Après avoir aimé Winter Sleep et adoré les Climats je regarde Il était une fois en Anatolie que j'avais boudé à sa sortie car j'avais détesté Trois Singes. Et j'ai eu tort, c'était très bien.
C'est un film visuellement absolument magnifique, avec une lumière sublime, un cadrage parfait, ce qui fait que malgré sa longue durée, plus de deux heures trente, le film passe plutôt bien. Il y a toujours quelque chose à voir dans ces immensités quasiment désertiques de la Turquie. On voit que Ceylan aime son pays, aime ses paysages et surtout il sait les mettre en valeur comme personne, il a un sens esthétique à toute épreuve. Franchement, une bonne partie du film se passe de nuit, où les seuls éclairages viennent des phares de voitures et il arrive à rendre ça d'une beauté folle.

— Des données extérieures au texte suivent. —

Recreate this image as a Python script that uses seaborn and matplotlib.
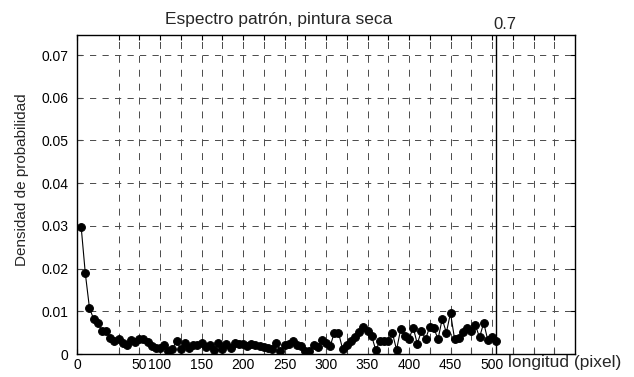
import numpy as np
import pandas as pd
import matplotlib
matplotlib.use("Agg")
import matplotlib.pyplot as plt
from matplotlib.transforms import blended_transform_factory
import seaborn as sns

# Longitud (pixel) de cada clase del espectro
longitud = np.arange(5, 506, 5)

# Densidad de probabilidad medida para cada longitud
densidad = [
    0.0298, 0.0189, 0.0108, 0.0082, 0.0073, 0.0055, 0.0055, 0.0037, 0.0031, 0.0035,
    0.0025, 0.0021, 0.0033, 0.0028, 0.0035, 0.0035, 0.0028, 0.0019, 0.0013, 0.0013,
    0.0021, 0.0008, 0.0012, 0.0031, 0.0012,
    0.0025, 0.0014, 0.0021, 0.0022, 0.0026, 0.0017, 0.0020, 0.0009, 0.0026, 0.0012,
    0.0023, 0.0014, 0.0026, 0.0023, 0.0023, 0.0019, 0.0023, 0.0020, 0.0018, 0.0017,
    0.0015, 0.0012, 0.0026, 0.0008, 0.0021, 0.0024, 0.0030, 0.0020,
    0.0018, 0.0008, 0.0008, 0.0022, 0.0016, 0.0033, 0.0025, 0.0018, 0.0050, 0.0050,
    0.0012, 0.0020, 0.0031, 0.0040, 0.0052, 0.0063, 0.0055, 0.0042, 0.0009, 0.0031,
    0.0031, 0.0031, 0.0049, 0.0010, 0.0058, 0.0042, 0.0035, 0.0062, 0.0024, 0.0054,
    0.0035, 0.0064, 0.0060, 0.0035, 0.0082, 0.0050, 0.0096, 0.0034, 0.0038, 0.0052,
    0.0062, 0.0055, 0.0067, 0.0039, 0.0073, 0.0032, 0.0039, 0.0031,
]

# Rotulos del eje x y su posicion
x_tick_pos = [0, 75, 100, 150, 200, 250, 300, 350, 400, 450, 500]
x_tick_lab = ["0", "50", "100", "150", "200", "250", "300", "350", "400", "450", "500"]
y_ticks = [0, 0.01, 0.02, 0.03, 0.04, 0.05, 0.06, 0.07]
y_tick_lab = ["0", "0.01", "0.02", "0.03", "0.04", "0.05", "0.06", "0.07"]

# Marca vertical
marca_x = 505
marca_texto = "0.7"

sns.set_style("ticks")
plt.rcParams["font.family"] = ["Liberation Sans", "DejaVu Sans"]
plt.rcParams["lines.scale_dashes"] = False

df = pd.DataFrame({"longitud": longitud, "densidad": densidad})

fig = plt.figure(figsize=(6.34, 3.77), dpi=100)
ax = fig.add_axes([77 / 634, 1 - 354 / 377, 498 / 634, 319 / 377])

sns.lineplot(data=df, x="longitud", y="densidad", ax=ax, color="black",
             linewidth=0.8, marker="o", markersize=5.6, markeredgecolor="black",
             markerfacecolor="black", zorder=4)

ax.set_xlim(0, 600)
ax.set_ylim(0, 0.0747)

# Rejilla discontinua
grid_pos = list(range(50, 600, 25))
major = sorted(set([0] + grid_pos))
labels = {p: l for p, l in zip(x_tick_pos, x_tick_lab)}
ax.set_xticks(major)
ax.set_xticklabels([labels.get(p, "") for p in major])
ax.set_yticks(y_ticks)
ax.set_yticklabels(y_tick_lab)

for p in grid_pos:
    ax.axvline(p, color="#4a4a4a", linewidth=0.7, linestyle=(0, (5, 5)), zorder=1)
for v in y_ticks[1:]:
    ax.axhline(v, color="#4a4a4a", linewidth=0.7, linestyle=(0, (4.5, 4.5)), zorder=1)

ax.tick_params(axis="both", direction="in", length=3.5, width=0.8, color="black",
               top=True, right=True, labelsize=10, colors="black")
ax.tick_params(axis="y", pad=6)
ax.tick_params(axis="x", pad=3)

for s in ax.spines.values():
    s.set_color("black")
    s.set_linewidth(1.0)

ax.axvline(marca_x, color="black", linewidth=1.0, zorder=3)
trans = blended_transform_factory(ax.transData, ax.transAxes)
ax.annotate(marca_texto, xy=(marca_x + 10, 1.0), xycoords=trans,
            xytext=(0, 4.5), textcoords="offset points",
            ha="center", va="baseline", fontsize=12)

ax.set_title("Espectro patrón, pintura seca", fontsize=12.5, x=0.405, y=1.0, pad=8)
ax.set_ylabel("Densidad de probabilidad", fontsize=11)
ax.yaxis.set_label_coords(-0.096, 0.545)
ax.set_xlabel("longitud (pixel)", fontsize=12.5)
ax.xaxis.label.set_va("baseline")
ax.xaxis.set_label_coords(0.979, -0.041)

fig.savefig("out.png", dpi=100)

On suit donc une enquête policière, très longue, très lente, on suit des policiers chercher quelque chose, on ne saura pas tout de suite quoi, mais on se doute. On les voit donc arpenter les champs, de nuit, craquer, discuter, fumer... Et c'est là que le film fait fort, il arrive à mêler la trivialité des conversations de gens qui s'ennuient en attendant qu'un type veuille bien dire où il a caché quelque chose et un côté bien plus profond, bien plus philosophique. C'est le mélange des deux qui fait la force du film.
D'ailleurs c'est une de leur discussion qui peut sembler banale sur la femme d'un ami du procureur qui est morte quelques jours après avoir accouché qui prendra finalement de l'ampleur jusqu'à arriver à un sursaut tragique absolument terrible. Toutes ces discussions, tout ces non-dits, tous ces aveux à demi-mots permet de donner un cœur aux personnages et donc au film. Surtout que c'était bien casse gueule, car jusqu'à la dernière demi-heure on suit quatre ou cinq personnages, introduits quasiment tous en même temps, sans qu'un tire la couverture plus à lui... Et Ceylan arrive parfaitement à jongler entre le commissaire, le docteur, le procureur, les policiers et le criminel, notamment grâce à de longs plans fixes sur les visages abîmés par la vie des personnages et encore une fois à la qualité des dialogues.
Cependant il faut malgré tout dire qu'une fois le jour venu, sans être ennuyant, le film perd un peu en intensité, notamment après une scène juste sublime où la fille du maire du village où les policiers se sont arrêtés pour se reposer, propose du thé aux invités... Éclairée uniquement avec une lampe à pétrole, la scène est juste sublime et permet dans un silence quasiment complet de proposer des gros plans sur les personnages endormis réveillés par la beauté de la jeune femme. Sans doute la plus belle scène du film.
D'ailleurs le lendemain un personnage ne pourra pas s'empêcher de dire que la fille était belle... Aucun personnage ne réagira à cette phrase, mais on voit leur mine fatiguée, ce qui veut tout dire.
Vraiment, c'est un grand film et d'une immense beauté.